OBJECTIVE
Print the material below exactly as it stands, please, from its first line to the line holding "top = 1 - 54 / H", with no pictures.

DATASET CONTENT
※
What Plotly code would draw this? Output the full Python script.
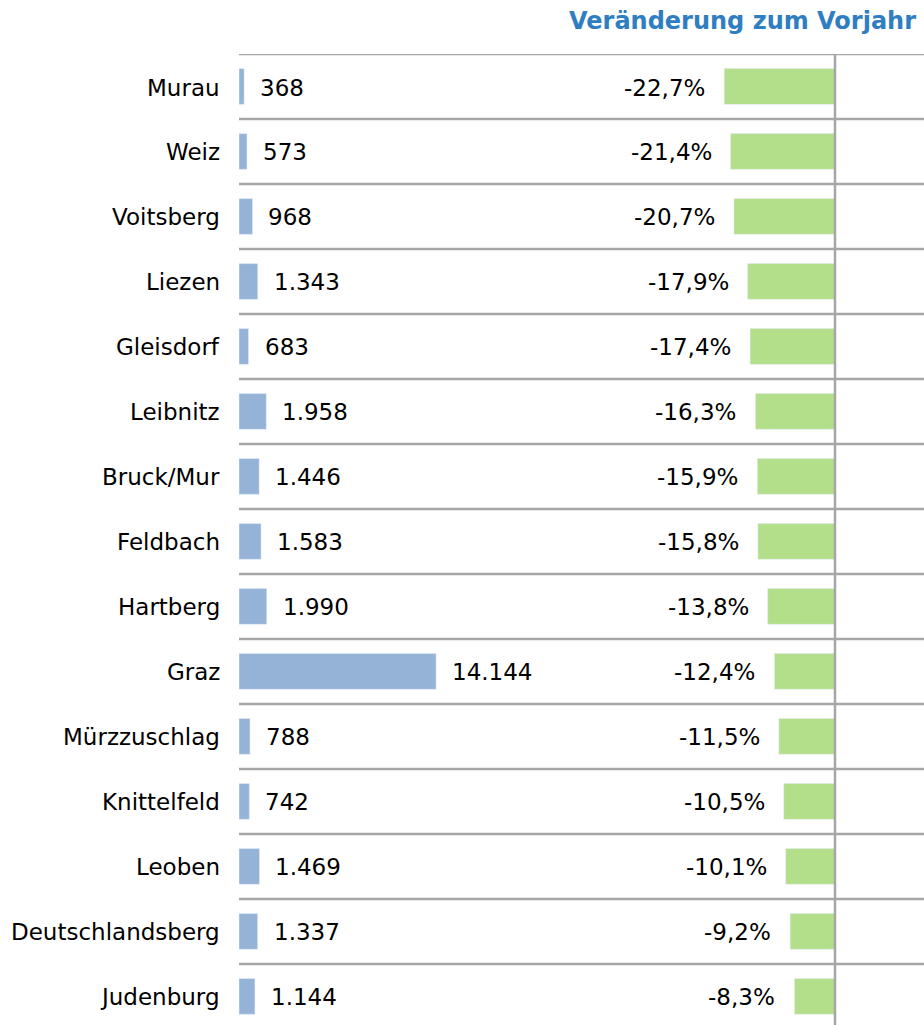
import plotly.graph_objects as go

regions = ["Murau", "Weiz", "Voitsberg", "Liezen", "Gleisdorf", "Leibnitz", "Bruck/Mur",
           "Feldbach", "Hartberg", "Graz", "Mürzzuschlag", "Knittelfeld", "Leoben",
           "Deutschlandsberg", "Judenburg"]
counts = [368, 573, 968, 1343, 683, 1958, 1446, 1583, 1990, 14144, 788, 742, 1469, 1337, 1144]
changes = [-22.7, -21.4, -20.7, -17.9, -17.4, -16.3, -15.9, -15.8, -13.8, -12.4, -11.5,
           -10.5, -10.1, -9.2, -8.3]
title_text = "Veränderung zum Vorjahr"

W, H = 924, 1025
FONT = "DejaVu Sans"
FS = 23
BLUE = "#95B3D7"
GREEN = "#B3DE8A"
GRID = "#A6A6A6"
TITLE_C = "#2F7EC1"

ypos = list(range(len(regions)))

def fmt_count(v):
    return f"{v:,}".replace(",", ".")

def fmt_pct(v):
    return f"{v:.1f}".replace(".", ",") + "%"

fig = go.Figure()
fig.add_trace(go.Bar(x=counts, y=ypos, orientation="h", marker_color=BLUE, width=0.55,
                     xaxis="x", yaxis="y", hoverinfo="skip", showlegend=False))
fig.add_trace(go.Bar(x=changes, y=ypos, orientation="h", marker_color=GREEN, width=0.55,
                     xaxis="x2", yaxis="y", hoverinfo="skip", showlegend=False))

left0 = 239 / W
split = 540 / W
top = 1 - 54 / H

ann = []
for i, (r, c, p) in enumerate(zip(regions, counts, changes)):
    ann.append(dict(x=left0, xref="paper", y=i, yref="y", text=r, showarrow=False,
                    xanchor="right", yanchor="middle", xshift=-17, yshift=-1,
                    font=dict(family=FONT, size=FS, color="black")))
    ann.append(dict(x=c, xref="x", y=i, yref="y", text=fmt_count(c), showarrow=False,
                    xanchor="left", yanchor="middle", xshift=14, yshift=-1,
                    font=dict(family=FONT, size=FS, color="black")))
    ann.append(dict(x=p, xref="x2", y=i, yref="y", text=fmt_pct(p), showarrow=False,
                    xanchor="right", yanchor="middle", xshift=-17, yshift=-1,
                    font=dict(family=FONT, size=FS, color="black")))
ann.append(dict(x=1, xref="paper", y=1 - 21 / H, yref="paper", text=f"<b>{title_text}</b>",
                showarrow=False, xanchor="right", yanchor="middle", xshift=-6,
                font=dict(family=FONT, size=24, color=TITLE_C)))

shapes = []
for i in range(len(regions) + 1):
    shapes.append(dict(type="line", xref="paper", yref="y", x0=left0, x1=1,
                       y0=i - 0.5, y1=i - 0.5, line=dict(color=GRID, width=2.5)))
shapes.append(dict(type="line", xref="x2", yref="paper", x0=0, x1=0, y0=0, y1=top,
                   line=dict(color=GRID, width=2.5)))

fig.update_layout(
    width=W, height=H,
    margin=dict(l=0, r=0, t=0, b=0),
    paper_bgcolor="white", plot_bgcolor="white",
    barmode="overlay",
    xaxis=dict(domain=[left0, split], range=[0, 21600], visible=False, fixedrange=True),
    xaxis2=dict(domain=[split, 1], range=[-60.45, 18.24], visible=False, fixedrange=True),
    yaxis=dict(domain=[0, top], range=[14.44, -0.5], visible=False, fixedrange=True),
    annotations=ann,
    shapes=shapes,
    showlegend=False,
)

fig.write_html("out.html",
               config={"displayModeBar": False},
               post_script="document.body.style.margin='0';document.body.style.overflow='hidden';")
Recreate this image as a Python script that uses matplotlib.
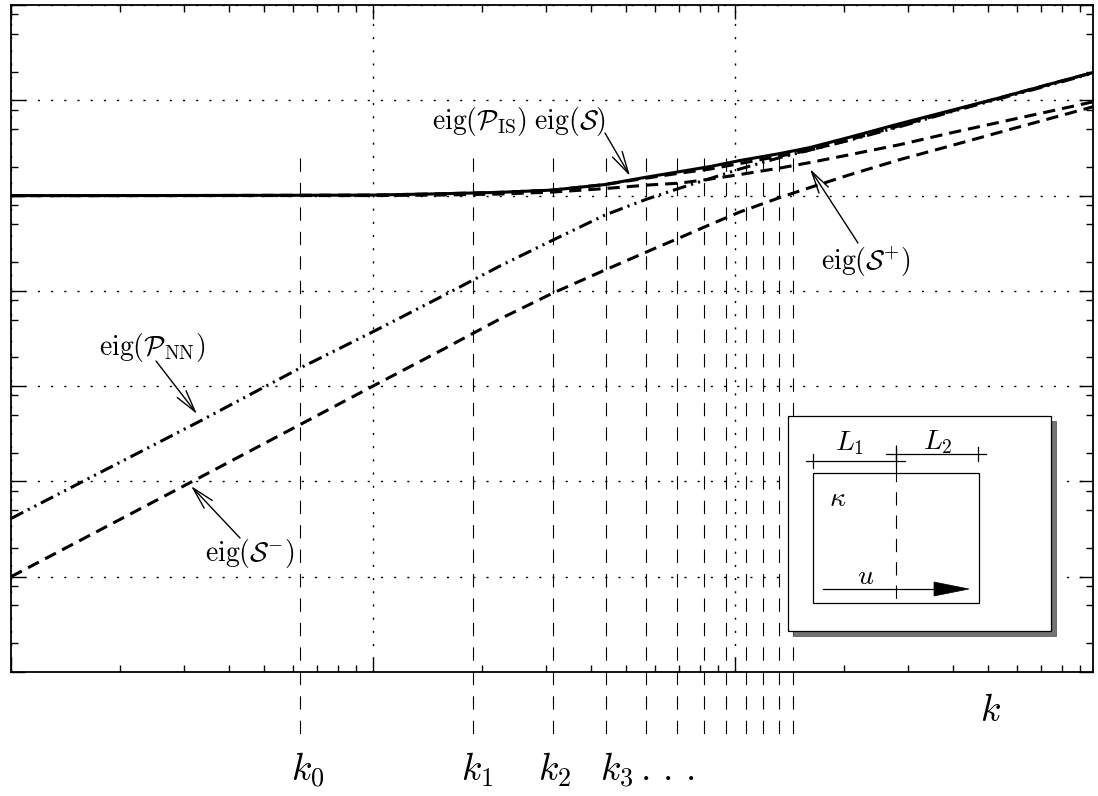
※
WORKED ANSWER
What Plotly code would draw this? Output the full Python script.
import plotly.graph_objects as go

regions = ["Murau", "Weiz", "Voitsberg", "Liezen", "Gleisdorf", "Leibnitz", "Bruck/Mur",
           "Feldbach", "Hartberg", "Graz", "Mürzzuschlag", "Knittelfeld", "Leoben",
           "Deutschlandsberg", "Judenburg"]
counts = [368, 573, 968, 1343, 683, 1958, 1446, 1583, 1990, 14144, 788, 742, 1469, 1337, 1144]
changes = [-22.7, -21.4, -20.7, -17.9, -17.4, -16.3, -15.9, -15.8, -13.8, -12.4, -11.5,
           -10.5, -10.1, -9.2, -8.3]
title_text = "Veränderung zum Vorjahr"

W, H = 924, 1025
FONT = "DejaVu Sans"
FS = 23
BLUE = "#95B3D7"
GREEN = "#B3DE8A"
GRID = "#A6A6A6"
TITLE_C = "#2F7EC1"

ypos = list(range(len(regions)))

def fmt_count(v):
    return f"{v:,}".replace(",", ".")

def fmt_pct(v):
    return f"{v:.1f}".replace(".", ",") + "%"

fig = go.Figure()
fig.add_trace(go.Bar(x=counts, y=ypos, orientation="h", marker_color=BLUE, width=0.55,
                     xaxis="x", yaxis="y", hoverinfo="skip", showlegend=False))
fig.add_trace(go.Bar(x=changes, y=ypos, orientation="h", marker_color=GREEN, width=0.55,
                     xaxis="x2", yaxis="y", hoverinfo="skip", showlegend=False))

left0 = 239 / W
split = 540 / W
top = 1 - 54 / H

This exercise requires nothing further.